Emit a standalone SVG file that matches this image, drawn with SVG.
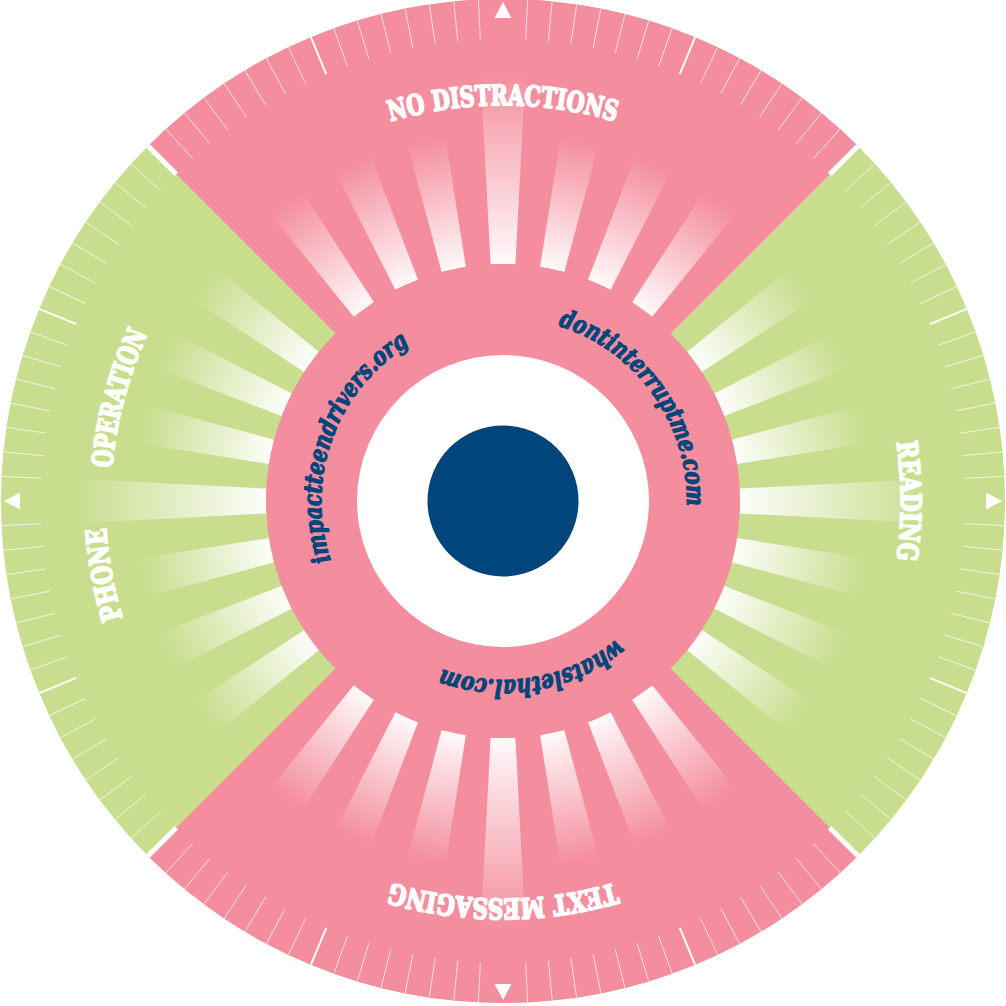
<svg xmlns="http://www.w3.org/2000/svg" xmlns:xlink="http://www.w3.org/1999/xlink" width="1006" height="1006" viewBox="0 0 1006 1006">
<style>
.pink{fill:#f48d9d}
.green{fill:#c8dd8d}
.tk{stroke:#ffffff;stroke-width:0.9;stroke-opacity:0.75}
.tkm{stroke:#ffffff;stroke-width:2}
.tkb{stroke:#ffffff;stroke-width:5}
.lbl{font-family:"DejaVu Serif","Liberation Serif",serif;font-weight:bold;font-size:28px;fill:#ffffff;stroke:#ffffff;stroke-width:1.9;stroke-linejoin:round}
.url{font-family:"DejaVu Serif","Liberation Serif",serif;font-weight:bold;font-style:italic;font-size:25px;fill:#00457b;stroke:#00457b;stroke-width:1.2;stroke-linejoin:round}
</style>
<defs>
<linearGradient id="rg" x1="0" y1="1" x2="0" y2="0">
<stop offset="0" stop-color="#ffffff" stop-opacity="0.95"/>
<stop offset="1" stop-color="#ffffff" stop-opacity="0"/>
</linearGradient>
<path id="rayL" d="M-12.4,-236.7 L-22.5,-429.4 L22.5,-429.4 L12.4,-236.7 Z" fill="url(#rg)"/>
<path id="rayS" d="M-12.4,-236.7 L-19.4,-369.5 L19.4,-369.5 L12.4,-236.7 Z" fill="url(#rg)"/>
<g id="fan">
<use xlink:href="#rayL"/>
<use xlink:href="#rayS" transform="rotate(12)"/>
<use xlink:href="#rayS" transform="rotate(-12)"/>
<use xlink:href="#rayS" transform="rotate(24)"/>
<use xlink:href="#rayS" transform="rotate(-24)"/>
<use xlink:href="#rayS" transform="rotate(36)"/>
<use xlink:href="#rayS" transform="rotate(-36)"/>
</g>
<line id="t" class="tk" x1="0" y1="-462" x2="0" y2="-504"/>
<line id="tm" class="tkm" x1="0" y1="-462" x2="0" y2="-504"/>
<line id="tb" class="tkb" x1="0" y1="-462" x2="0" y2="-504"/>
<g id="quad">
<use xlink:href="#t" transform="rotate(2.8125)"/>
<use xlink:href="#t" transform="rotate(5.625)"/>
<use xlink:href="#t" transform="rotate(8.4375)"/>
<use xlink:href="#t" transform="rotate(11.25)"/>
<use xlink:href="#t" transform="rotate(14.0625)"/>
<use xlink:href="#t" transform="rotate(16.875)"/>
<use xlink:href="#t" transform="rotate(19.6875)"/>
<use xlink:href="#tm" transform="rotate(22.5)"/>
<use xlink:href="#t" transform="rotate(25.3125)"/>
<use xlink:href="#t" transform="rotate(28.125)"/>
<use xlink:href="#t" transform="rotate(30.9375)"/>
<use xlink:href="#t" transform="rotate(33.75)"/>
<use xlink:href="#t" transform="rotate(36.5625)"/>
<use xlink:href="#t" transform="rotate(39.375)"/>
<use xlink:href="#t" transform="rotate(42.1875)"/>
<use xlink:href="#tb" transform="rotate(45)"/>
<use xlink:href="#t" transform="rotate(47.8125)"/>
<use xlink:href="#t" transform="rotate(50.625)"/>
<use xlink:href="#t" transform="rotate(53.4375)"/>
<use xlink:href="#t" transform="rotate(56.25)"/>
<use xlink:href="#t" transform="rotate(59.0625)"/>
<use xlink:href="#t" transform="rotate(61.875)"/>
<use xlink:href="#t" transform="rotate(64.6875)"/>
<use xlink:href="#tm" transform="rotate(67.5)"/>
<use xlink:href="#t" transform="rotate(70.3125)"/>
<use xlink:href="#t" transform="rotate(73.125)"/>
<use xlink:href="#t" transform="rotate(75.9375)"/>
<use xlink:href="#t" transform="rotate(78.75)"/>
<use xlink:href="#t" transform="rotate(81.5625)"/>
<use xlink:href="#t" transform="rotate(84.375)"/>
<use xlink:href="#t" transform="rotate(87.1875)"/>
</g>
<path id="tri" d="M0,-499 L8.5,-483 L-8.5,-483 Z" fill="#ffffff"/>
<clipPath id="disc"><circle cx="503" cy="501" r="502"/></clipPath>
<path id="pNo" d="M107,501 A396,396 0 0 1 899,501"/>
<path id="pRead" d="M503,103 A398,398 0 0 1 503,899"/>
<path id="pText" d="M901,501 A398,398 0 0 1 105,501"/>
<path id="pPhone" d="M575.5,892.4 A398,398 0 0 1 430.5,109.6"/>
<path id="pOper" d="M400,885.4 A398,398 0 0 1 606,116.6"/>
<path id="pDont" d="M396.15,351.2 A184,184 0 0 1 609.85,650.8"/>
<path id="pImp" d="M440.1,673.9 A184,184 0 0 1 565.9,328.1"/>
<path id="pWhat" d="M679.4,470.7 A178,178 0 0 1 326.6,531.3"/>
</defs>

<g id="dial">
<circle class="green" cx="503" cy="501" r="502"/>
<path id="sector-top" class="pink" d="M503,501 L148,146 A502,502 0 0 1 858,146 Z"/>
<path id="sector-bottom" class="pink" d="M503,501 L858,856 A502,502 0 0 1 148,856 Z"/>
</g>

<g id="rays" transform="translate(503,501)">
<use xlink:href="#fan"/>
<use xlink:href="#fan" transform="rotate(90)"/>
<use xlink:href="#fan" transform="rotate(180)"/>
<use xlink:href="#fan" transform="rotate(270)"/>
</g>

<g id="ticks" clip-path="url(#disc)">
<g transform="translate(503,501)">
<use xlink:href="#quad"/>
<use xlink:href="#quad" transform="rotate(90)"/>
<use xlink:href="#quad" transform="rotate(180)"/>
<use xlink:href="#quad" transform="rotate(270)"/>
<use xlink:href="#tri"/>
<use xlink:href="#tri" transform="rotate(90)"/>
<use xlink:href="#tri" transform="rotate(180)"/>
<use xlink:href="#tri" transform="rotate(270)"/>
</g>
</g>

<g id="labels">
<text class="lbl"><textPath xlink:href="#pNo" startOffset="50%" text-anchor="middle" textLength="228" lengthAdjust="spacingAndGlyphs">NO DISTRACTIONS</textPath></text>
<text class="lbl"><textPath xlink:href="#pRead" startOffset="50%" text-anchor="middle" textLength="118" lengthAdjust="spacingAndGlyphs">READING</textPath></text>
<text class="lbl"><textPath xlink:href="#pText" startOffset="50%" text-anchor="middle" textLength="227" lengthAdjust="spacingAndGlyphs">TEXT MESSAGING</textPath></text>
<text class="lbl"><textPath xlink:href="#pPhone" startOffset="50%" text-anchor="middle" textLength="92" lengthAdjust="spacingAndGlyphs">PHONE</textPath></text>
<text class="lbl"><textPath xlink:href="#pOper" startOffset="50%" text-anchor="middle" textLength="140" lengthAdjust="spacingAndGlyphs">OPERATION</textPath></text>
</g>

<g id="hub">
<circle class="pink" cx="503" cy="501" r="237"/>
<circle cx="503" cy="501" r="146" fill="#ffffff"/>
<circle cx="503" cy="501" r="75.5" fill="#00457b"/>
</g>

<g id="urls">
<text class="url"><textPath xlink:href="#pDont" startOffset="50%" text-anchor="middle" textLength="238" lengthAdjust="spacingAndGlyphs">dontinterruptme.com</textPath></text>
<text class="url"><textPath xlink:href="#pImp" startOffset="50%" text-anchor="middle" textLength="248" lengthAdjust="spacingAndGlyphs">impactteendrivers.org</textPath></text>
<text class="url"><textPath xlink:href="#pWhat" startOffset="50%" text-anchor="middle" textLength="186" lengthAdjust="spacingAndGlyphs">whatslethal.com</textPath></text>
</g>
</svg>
________________________________________
Written instruction. The data above needs to be retyped exactly, with the images left out.

Solution to the exercise.
Emit a standalone SVG file that matches this image, drawn with SVG.
<svg xmlns="http://www.w3.org/2000/svg" xmlns:xlink="http://www.w3.org/1999/xlink" width="1006" height="1006" viewBox="0 0 1006 1006">
<style>
.pink{fill:#f48d9d}
.green{fill:#c8dd8d}
.tk{stroke:#ffffff;stroke-width:0.9;stroke-opacity:0.75}
.tkm{stroke:#ffffff;stroke-width:2}
.tkb{stroke:#ffffff;stroke-width:5}
.lbl{font-family:"DejaVu Serif","Liberation Serif",serif;font-weight:bold;font-size:28px;fill:#ffffff;stroke:#ffffff;stroke-width:1.9;stroke-linejoin:round}
.url{font-family:"DejaVu Serif","Liberation Serif",serif;font-weight:bold;font-style:italic;font-size:25px;fill:#00457b;stroke:#00457b;stroke-width:1.2;stroke-linejoin:round}
</style>
<defs>
<linearGradient id="rg" x1="0" y1="1" x2="0" y2="0">
<stop offset="0" stop-color="#ffffff" stop-opacity="0.95"/>
<stop offset="1" stop-color="#ffffff" stop-opacity="0"/>
</linearGradient>
<path id="rayL" d="M-12.4,-236.7 L-22.5,-429.4 L22.5,-429.4 L12.4,-236.7 Z" fill="url(#rg)"/>
<path id="rayS" d="M-12.4,-236.7 L-19.4,-369.5 L19.4,-369.5 L12.4,-236.7 Z" fill="url(#rg)"/>
<g id="fan">
<use xlink:href="#rayL"/>
<use xlink:href="#rayS" transform="rotate(12)"/>
<use xlink:href="#rayS" transform="rotate(-12)"/>
<use xlink:href="#rayS" transform="rotate(24)"/>
<use xlink:href="#rayS" transform="rotate(-24)"/>
<use xlink:href="#rayS" transform="rotate(36)"/>
<use xlink:href="#rayS" transform="rotate(-36)"/>
</g>
<line id="t" class="tk" x1="0" y1="-462" x2="0" y2="-504"/>
<line id="tm" class="tkm" x1="0" y1="-462" x2="0" y2="-504"/>
<line id="tb" class="tkb" x1="0" y1="-462" x2="0" y2="-504"/>
<g id="quad">
<use xlink:href="#t" transform="rotate(2.8125)"/>
<use xlink:href="#t" transform="rotate(5.625)"/>
<use xlink:href="#t" transform="rotate(8.4375)"/>
<use xlink:href="#t" transform="rotate(11.25)"/>
<use xlink:href="#t" transform="rotate(14.0625)"/>
<use xlink:href="#t" transform="rotate(16.875)"/>
<use xlink:href="#t" transform="rotate(19.6875)"/>
<use xlink:href="#tm" transform="rotate(22.5)"/>
<use xlink:href="#t" transform="rotate(25.3125)"/>
<use xlink:href="#t" transform="rotate(28.125)"/>
<use xlink:href="#t" transform="rotate(30.9375)"/>
<use xlink:href="#t" transform="rotate(33.75)"/>
<use xlink:href="#t" transform="rotate(36.5625)"/>
<use xlink:href="#t" transform="rotate(39.375)"/>
<use xlink:href="#t" transform="rotate(42.1875)"/>
<use xlink:href="#tb" transform="rotate(45)"/>
<use xlink:href="#t" transform="rotate(47.8125)"/>
<use xlink:href="#t" transform="rotate(50.625)"/>
<use xlink:href="#t" transform="rotate(53.4375)"/>
<use xlink:href="#t" transform="rotate(56.25)"/>
<use xlink:href="#t" transform="rotate(59.0625)"/>
<use xlink:href="#t" transform="rotate(61.875)"/>
<use xlink:href="#t" transform="rotate(64.6875)"/>
<use xlink:href="#tm" transform="rotate(67.5)"/>
<use xlink:href="#t" transform="rotate(70.3125)"/>
<use xlink:href="#t" transform="rotate(73.125)"/>
<use xlink:href="#t" transform="rotate(75.9375)"/>
<use xlink:href="#t" transform="rotate(78.75)"/>
<use xlink:href="#t" transform="rotate(81.5625)"/>
<use xlink:href="#t" transform="rotate(84.375)"/>
<use xlink:href="#t" transform="rotate(87.1875)"/>
</g>
<path id="tri" d="M0,-499 L8.5,-483 L-8.5,-483 Z" fill="#ffffff"/>
<clipPath id="disc"><circle cx="503" cy="501" r="502"/></clipPath>
<path id="pNo" d="M107,501 A396,396 0 0 1 899,501"/>
<path id="pRead" d="M503,103 A398,398 0 0 1 503,899"/>
<path id="pText" d="M901,501 A398,398 0 0 1 105,501"/>
<path id="pPhone" d="M575.5,892.4 A398,398 0 0 1 430.5,109.6"/>
<path id="pOper" d="M400,885.4 A398,398 0 0 1 606,116.6"/>
<path id="pDont" d="M396.15,351.2 A184,184 0 0 1 609.85,650.8"/>
<path id="pImp" d="M440.1,673.9 A184,184 0 0 1 565.9,328.1"/>
<path id="pWhat" d="M679.4,470.7 A178,178 0 0 1 326.6,531.3"/>
</defs>

<g id="dial">
<circle class="green" cx="503" cy="501" r="502"/>
<path id="sector-top" class="pink" d="M503,501 L148,146 A502,502 0 0 1 858,146 Z"/>
<path id="sector-bottom" class="pink" d="M503,501 L858,856 A502,502 0 0 1 148,856 Z"/>
</g>

<g id="rays" transform="translate(503,501)">
<use xlink:href="#fan"/>
<use xlink:href="#fan" transform="rotate(90)"/>
<use xlink:href="#fan" transform="rotate(180)"/>
<use xlink:href="#fan" transform="rotate(270)"/>
</g>

<g id="ticks" clip-path="url(#disc)">
<g transform="translate(503,501)">
<use xlink:href="#quad"/>
<use xlink:href="#quad" transform="rotate(90)"/>
<use xlink:href="#quad" transform="rotate(180)"/>
<use xlink:href="#quad" transform="rotate(270)"/>
<use xlink:href="#tri"/>
<use xlink:href="#tri" transform="rotate(90)"/>
<use xlink:href="#tri" transform="rotate(180)"/>
<use xlink:href="#tri" transform="rotate(270)"/>
</g>
</g>

<g id="labels">
<text class="lbl"><textPath xlink:href="#pNo" startOffset="50%" text-anchor="middle" textLength="228" lengthAdjust="spacingAndGlyphs">NO DISTRACTIONS</textPath></text>
<text class="lbl"><textPath xlink:href="#pRead" startOffset="50%" text-anchor="middle" textLength="118" lengthAdjust="spacingAndGlyphs">READING</textPath></text>
<text class="lbl"><textPath xlink:href="#pText" startOffset="50%" text-anchor="middle" textLength="227" lengthAdjust="spacingAndGlyphs">TEXT MESSAGING</textPath></text>
<text class="lbl"><textPath xlink:href="#pPhone" startOffset="50%" text-anchor="middle" textLength="92" lengthAdjust="spacingAndGlyphs">PHONE</textPath></text>
<text class="lbl"><textPath xlink:href="#pOper" startOffset="50%" text-anchor="middle" textLength="140" lengthAdjust="spacingAndGlyphs">OPERATION</textPath></text>
</g>

<g id="hub">
<circle class="pink" cx="503" cy="501" r="237"/>
<circle cx="503" cy="501" r="146" fill="#ffffff"/>
<circle cx="503" cy="501" r="75.5" fill="#00457b"/>
</g>

<g id="urls">
<text class="url"><textPath xlink:href="#pDont" startOffset="50%" text-anchor="middle" textLength="238" lengthAdjust="spacingAndGlyphs">dontinterruptme.com</textPath></text>
<text class="url"><textPath xlink:href="#pImp" startOffset="50%" text-anchor="middle" textLength="248" lengthAdjust="spacingAndGlyphs">impactteendrivers.org</textPath></text>
<text class="url"><textPath xlink:href="#pWhat" startOffset="50%" text-anchor="middle" textLength="186" lengthAdjust="spacingAndGlyphs">whatslethal.com</textPath></text>
</g>
</svg>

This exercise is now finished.